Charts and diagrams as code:
====

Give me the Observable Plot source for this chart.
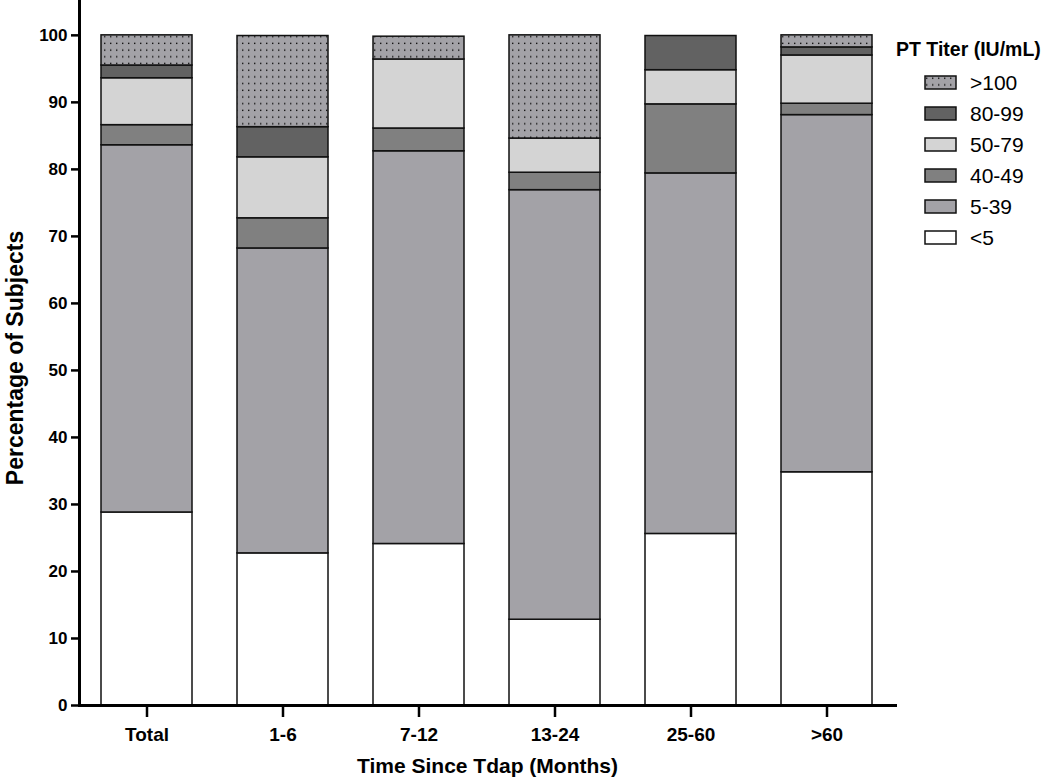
<!DOCTYPE html>
<html><head><meta charset="utf-8">
<script src="https://cdn.jsdelivr.net/npm/d3@7"></script>
<script src="https://cdn.jsdelivr.net/npm/@observablehq/plot@0.6"></script>
<style>
body{margin:0;background:#fff;}
#wrap{position:relative;width:1050px;height:777px;overflow:hidden;}
#legend{position:absolute;left:896px;top:37px;font-family:"Liberation Sans",Arial,sans-serif;color:#000;}
#legend .title{font-weight:bold;font-size:19.5px;line-height:24px;height:24px;margin-bottom:6px;white-space:nowrap;}
#legend .row{display:flex;align-items:center;height:31px;padding-left:28px;font-size:21px;}
#legend .row svg{margin-right:13px;}
</style></head><body>
<svg width="0" height="0" style="position:absolute">
  <defs>
    <pattern id="dots" patternUnits="userSpaceOnUse" width="6" height="6.7">
      <rect width="6" height="6.7" fill="#a3a2a7"></rect>
      <rect x="2" y="2.5" width="1.4" height="1.4" fill="#111"></rect>
    </pattern>
  </defs>
</svg>
<div id="wrap"><div id="chart"></div><div id="legend"></div></div>
<script>
const categories = ["Total", "1-6", "7-12", "13-24", "25-60", ">60"];
const titers = ["<5", "5-39", "40-49", "50-79", "80-99", ">100"];
const lt5    = [28.8, 22.7, 24.1, 12.8, 25.6, 34.8];
const r5_39  = [54.8, 45.5, 58.6, 64.1, 53.8, 53.3];
const r40_49 = [3.0, 4.5, 3.4, 2.6, 10.3, 1.7];
const r50_79 = [7.0, 9.1, 10.3, 5.1, 5.1, 7.2];
const r80_99 = [1.9, 4.5, 0, 0, 5.1, 1.2];
const gt100  = [4.5, 13.6, 3.4, 15.4, 0, 1.8];
const fills = ["#ffffff", "#a3a2a7", "#808080", "#d4d4d4", "#626262", "url(#dots)"];
const yTicks = [0, 10, 20, 30, 40, 50, 60, 70, 80, 90, 100];

const series = [lt5, r5_39, r40_49, r50_79, r80_99, gt100];
const data = [];
series.forEach((vals, i) => categories.forEach((c, j) => data.push({cat: c, titer: titers[i], value: vals[j]})));

const font = "'Liberation Sans',Arial,sans-serif";
const chart = Plot.plot({
  width: 1050, height: 777,
  marginLeft: 79, marginRight: 155, marginTop: 0, marginBottom: 72,
  style: {fontFamily: font, background: "white", color: "black"},
  x: {domain: categories, paddingInner: 0.33, paddingOuter: 0.165, label: null},
  y: {domain: [0, 105.2], label: null},
  color: {domain: titers, range: fills},
  marks: [
    Plot.barY(data, {x: "cat", y: "value", fill: "titer", stroke: "#111", strokeWidth: 1.5}),
    Plot.frame({anchor: "left", stroke: "#000", strokeWidth: 3}),
    Plot.frame({anchor: "bottom", stroke: "#000", strokeWidth: 3}),
    Plot.axisY({ticks: yTicks, tickSize: 8, strokeWidth: 2.5, tickPadding: 4, fontSize: 17, fontWeight: "bold", label: null}),
    Plot.axisX({tickSize: 12, strokeWidth: 2.5, tickPadding: 10, fontSize: 19, fontWeight: "bold", label: null}),
    Plot.text(["Percentage of Subjects"], {frameAnchor: "left", lineAnchor: "middle", textAnchor: "middle", rotate: -90, dx: -64, dy: 5, fontSize: 23, fontWeight: "bold", text: d => d}),
    Plot.text(["Time Since Tdap (Months)"], {frameAnchor: "bottom", lineAnchor: "middle", textAnchor: "middle", dy: 61, fontSize: 21, fontWeight: "bold", text: d => d})
  ]
});
document.getElementById("chart").append(chart);

const leg = d3.select("#legend");
leg.append("div").attr("class", "title").text("PT Titer (IU/mL)");
const order = titers.map((t, i) => ({t, f: fills[i]})).reverse();
const rows = leg.selectAll(".row").data(order).join("div").attr("class", "row");
rows.append("svg").attr("width", 33).attr("height", 15)
  .append("rect").attr("x", 1).attr("y", 1).attr("width", 31).attr("height", 13)
  .attr("fill", d => d.f).attr("stroke", "#111").attr("stroke-width", 1.5);
rows.append("span").text(d => d.t);
</script>
</body></html>
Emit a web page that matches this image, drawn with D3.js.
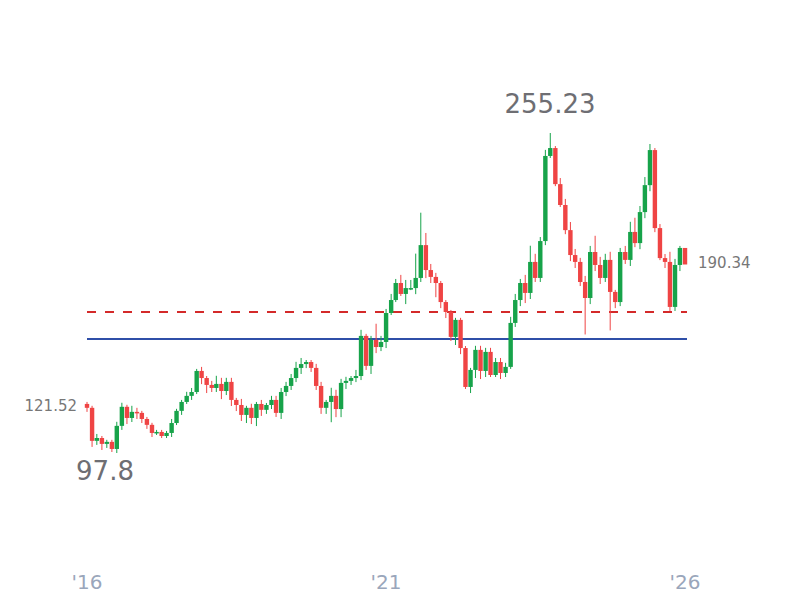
<!DOCTYPE html>
<html lang="en">
<head>
<meta charset="UTF-8">
<title>Candles</title>
<script src="https://d3js.org/d3.v7.min.js"></script>
<style>body{margin:0;background:#fff}</style>
</head>
<body>
<div id="chart"></div>
<script>
  const w = 800, h = 600;

  // monthly closes, Jan 2016 .. Jan 2026
  const firstOpen = 121.52;
  const closes = [119.6,103.3,104.7,101.8,102.8,99.3,110.7,120.1,114.6,117.6,117.1,114.1,
    111.2,107.2,107.7,105.7,107.2,112.1,118.1,122.5,125.5,127.4,137.8,134.3,
    130.9,129.4,131.4,127.9,132.4,123.5,121.0,116.1,119.6,114.6,121.5,118.6,
    121.0,123.5,117.1,127.4,130.4,134.3,139.3,141.2,142.2,139.3,130.4,119.6,
    122.5,125.5,119.0,131.9,132.9,134.3,135.3,155.1,140.3,153.1,149.6,152.1,
    166.4,172.8,181.2,175.8,178.7,178.7,183.7,199.9,187.6,184.2,181.2,171.8,
    166.9,154.6,163.0,149.1,129.9,138.3,148.2,137.8,147.2,135.8,142.2,136.8,
    139.8,161.5,172.8,181.2,176.3,191.6,183.7,201.9,243.9,247.8,230.0,219.7,
    207.3,195.0,191.6,181.7,173.8,196.5,190.1,183.7,192.6,176.8,171.8,196.5,
    192.6,206.4,200.9,216.2,229.5,246.8,208.3,193.5,191.6,169.4,190.1,198.5,190.34];
  // wick lengths above body / below body
  const wickUp = [1,1,2,1,1,1,2,2,1,3,2,1, 1,1,1,1,1,2,1,1,2,2,1,2,
    1,2,4,3,2,2,1,3,1,2,1,2, 1,2,2,2,2,2,3,3,1,1,2,2,
    1,4,3,2,2,1,3,3,1,2,8,3, 2,3,2,4,4,4,12,16,6,3,2,1,
    1,1,1,1,1,1,2,2,2,2,2,2, 2,3,3,2,4,8,4,2,3,7,1,
    3,3,4,3,2,3,3,8,4,3,4,1, 2,3,5,7,3,4,3,1,2,2,5,3,1];
  const wickDn = [2,3,2,3,2,1.5,2,2,3,2,3,2, 2,2,1,1,1,2,1,2,1,2,1,3,
    4,2,2,4,2,3,3,3,4,3,4,3, 2,2,2,3,2,2,2,3,2,2,2,3,
    3,10,4,4,3,2,2,2,2,4,3,2, 3,1,1,1,5,1,3,2,4,3,7,3,
    3,2,4,3,1,3,4,4,3,1,1,3, 2,1,2,3,5,3,2,2,2,1,1,
    1,2,3,3,2,18,3,3,3,2,19,3, 2,2,3,2,3,3,3,2,1,3,2,2,3];

  const refDashed = 166.9, refSolid = 153.6;
  const tickYears = [2016, 2021, 2026];

  const data = closes.map((c, i) => {
    const o = i === 0 ? firstOpen : closes[i - 1];
    return {
      date: new Date(2016, i, 1), o: o, c: c,
      hi: Math.max(o, c) + wickUp[i], lo: Math.min(o, c) - wickDn[i]
    };
  });
  data[5].lo = 97.8;
  data[93].hi = 255.23;

  const x = d3.scaleTime().domain([new Date(2016, 0, 1), new Date(2026, 0, 1)]).range([87, 685]);
  const y = d3.scaleLinear().domain([97.8, 255.23]).range([452, 133]);

  const svg = d3.select("#chart").append("svg").attr("width", w).attr("height", h)
    .style("font-family", "DejaVu Sans, sans-serif");

  svg.append("line").attr("x1", 87).attr("x2", 687).attr("y1", y(refSolid)).attr("y2", y(refSolid))
    .attr("stroke", "#2f4fa8").attr("stroke-width", 2);
  svg.append("line").attr("x1", 87).attr("x2", 687).attr("y1", y(refDashed)).attr("y2", y(refDashed))
    .attr("stroke", "#d42a2a").attr("stroke-width", 2).attr("stroke-dasharray", "9,9");

  const g = svg.selectAll(".candle").data(data).enter().append("g")
    .attr("fill", d => d.c >= d.o ? "#17a34a" : "#ef4444")
    .attr("stroke", d => d.c >= d.o ? "#17a34a" : "#ef4444");
  g.append("line").attr("x1", d => x(d.date)).attr("x2", d => x(d.date))
    .attr("y1", d => y(d.hi)).attr("y2", d => y(d.lo)).attr("stroke-width", 1);
  g.append("rect").attr("x", d => x(d.date) - 2.2).attr("width", 4.4)
    .attr("y", d => y(Math.max(d.o, d.c)))
    .attr("height", d => Math.max(1.5, Math.abs(y(d.o) - y(d.c)))).attr("stroke", "none");

  svg.selectAll(".tick").data(tickYears).enter().append("text")
    .attr("x", d => x(new Date(d, 0, 1))).attr("y", 589).attr("text-anchor", "middle")
    .attr("font-size", 20).attr("fill", "#9aa6bb").text(d => "'" + String(d).slice(2));

  svg.append("text").attr("x", 77).attr("y", 411).attr("text-anchor", "end")
    .attr("font-size", 15).attr("fill", "#777").text(firstOpen);
  svg.append("text").attr("x", 698).attr("y", 268)
    .attr("font-size", 15).attr("fill", "#777").text(closes[closes.length - 1]);
  svg.append("text").attr("x", 550).attr("y", 113).attr("text-anchor", "middle")
    .attr("font-size", 26).attr("fill", "#6e6e73").text(data[93].hi);
  svg.append("text").attr("x", 105).attr("y", 480).attr("text-anchor", "middle")
    .attr("font-size", 26).attr("fill", "#6e6e73").text(data[5].lo);
</script>
</body>
</html>
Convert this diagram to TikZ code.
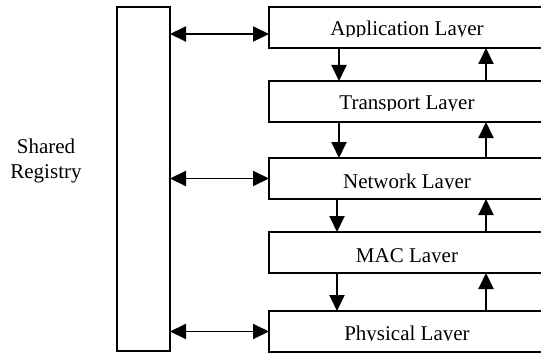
\documentclass[tikz,border=0pt]{standalone}
\usepackage{fontspec}
\setmainfont{Liberation Serif}
\usetikzlibrary{arrows.meta}
\begin{document}
\begin{tikzpicture}[x=1pt,y=-1pt,
  box/.style={draw, line width=1.8pt, inner sep=0pt, outer sep=0pt, anchor=north west},
  layerbox/.style={box, minimum width=276pt, minimum height=41pt},
  lbl/.style={font=\fontsize{21}{25}\selectfont, inner sep=0pt, anchor=base},
  flow/.style={line width=1.9pt, -{Triangle[length=16pt,width=15pt]}},
  link/.style={line width=1.9pt, {Triangle[length=16pt,width=15pt]}-{Triangle[length=16pt,width=15pt]}}]
\useasboundingbox (0,0) rectangle (541,353);
\clip (0,0) rectangle (541,353);

% shared registry column
\node[box, minimum width=53pt, minimum height=344pt] (reg) at (117,7) {};
\node[lbl] (regA) at (46,153) {Shared};
\node[lbl] (regB) at (46,178) {Registry};

% protocol stack
\node[layerbox] (app) at (269,7)   {};
\node[layerbox] (tr)  at (269,81)  {};
\node[layerbox] (net) at (269,158) {};
\node[layerbox] (mac) at (269,232) {};
\node[layerbox] (phy) at (269,311) {};

% labels are cut at the baseline by their text frame
\begin{scope}\clip (269,7) rectangle (545,36.6);
  \node[lbl] (appt) at (407,36) {Application Layer};\end{scope}
\begin{scope}\clip (269,81) rectangle (545,110.6);
  \node[lbl] (trt) at (407,110) {Transport Layer};\end{scope}
\begin{scope}\clip (269,158) rectangle (545,188.6);
  \node[lbl] (nett) at (407,188) {Network Layer};\end{scope}
\begin{scope}\clip (269,232) rectangle (545,262.6);
  \node[lbl] (mact) at (407,262) {MAC Layer};\end{scope}
\begin{scope}\clip (269,311) rectangle (545,340.6);
  \node[lbl] (phyt) at (407,340) {Physical Layer};\end{scope}

% downward flow
\draw[flow] ([xshift=70pt]app.south west) -- ([xshift=70pt]tr.north west);
\draw[flow] ([xshift=70pt]tr.south west)  -- ([xshift=70pt]net.north west);
\draw[flow] ([xshift=68pt]net.south west) -- ([xshift=68pt]mac.north west);
\draw[flow] ([xshift=68pt]mac.south west) -- ([xshift=68pt]phy.north west);

% upward flow
\draw[flow] ([xshift=217pt]tr.north west)  -- ([xshift=217pt]app.south west);
\draw[flow] ([xshift=217pt]net.north west) -- ([xshift=217pt]tr.south west);
\draw[flow] ([xshift=217pt]mac.north west) -- ([xshift=217pt]net.south west);
\draw[flow] ([xshift=217pt]phy.north west) -- ([xshift=217pt]mac.south west);

% registry access
\draw[link] ([yshift=-27pt]reg.north east) -- ([yshift=-27pt]app.north west);
\draw[link] (reg.east |- net.west) -- (net.west);
\draw[link] (reg.east |- phy.west) -- (phy.west);
\end{tikzpicture}
\end{document}
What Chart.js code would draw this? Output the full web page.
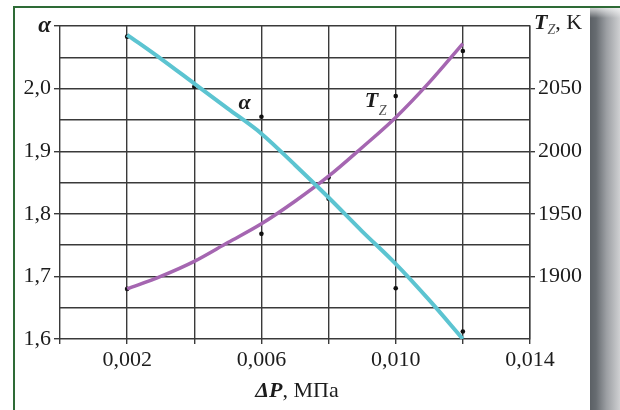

====

Work to be completed ▸
Pictures are not part of the copy. Write out only the lines from the one containing "Emit a web page" through the one containing "const w = 800, h = 600;", exactly as they stand, both included.

Final answer ▸
Emit a web page that matches this image, drawn with D3.js.
<!DOCTYPE html>
<html lang="en">
<head>
<meta charset="UTF-8">
<title>Candles</title>
<script src="https://d3js.org/d3.v7.min.js"></script>
<style>body{margin:0;background:#fff}</style>
</head>
<body>
<div id="chart"></div>
<script>
  const w = 800, h = 600;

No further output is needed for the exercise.